Yorkshire nannies bring their kids to Scotland

A Scottish cheesemaker has been given a new lease of life after welcoming new goats to its farm.

Errington Cheese have acquired Yorkshire Dairy Goats who have come from a High Health Status Herd in Yorkshire.

The Artisan Company will be producing cheese from goat’s milk, similar to Lancelot and will be available in the autumn months. Lactic goats cheese takes only weeks to produce and hard cheese takes up to a year.

As lactic goat’s cheese matures quickly it allows Errington Cheese to produce and sell the cheese quickly and help build up sales quickly. Goats lactate all year round – unlike sheep – which will allow the Scottish cheesemakers to become sustainable and provide regular employment all year round for locals.

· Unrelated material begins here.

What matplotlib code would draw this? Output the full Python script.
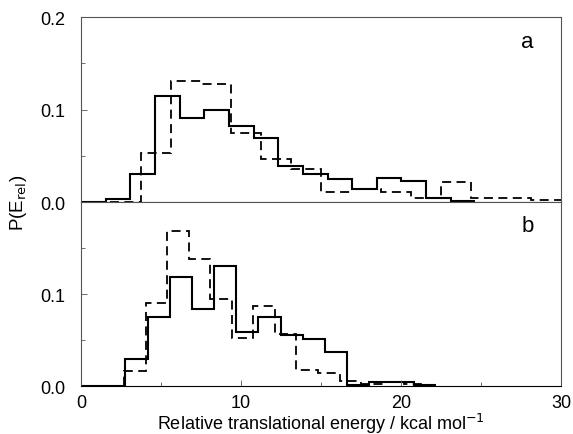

Errington Cheese claimed victory in a legal fight with South Lanarkshire council, which wanted its products declared unsafe to eat due to an outbreak in E-Coli.

The company said that despite winning the case it had stopped production of Dunsyre Blue because its reputation had been destroyed by the dispute. The lengthy dispute caused a loss of customers which subsequently caused a drop in their production levels and sheep milk levels.

Selina Cairns, director of the firm and daughter of company founder Humphrey Errington, said: ‘We are excited to welcome these lovely goats to our farm. I am pleased to say they are settling in well and seem to have adjusted to the new surroundings. We have even had some kids already who are doing well.

‘This is a positive next step for us here at Errington Cheese and despite the issues with local authorities; we’re ready for you to try something new.’

Errington Cheese, which is based near Carnwath, is currently revamping its product menu and is currently testing batches for its new goat’s milk cheese.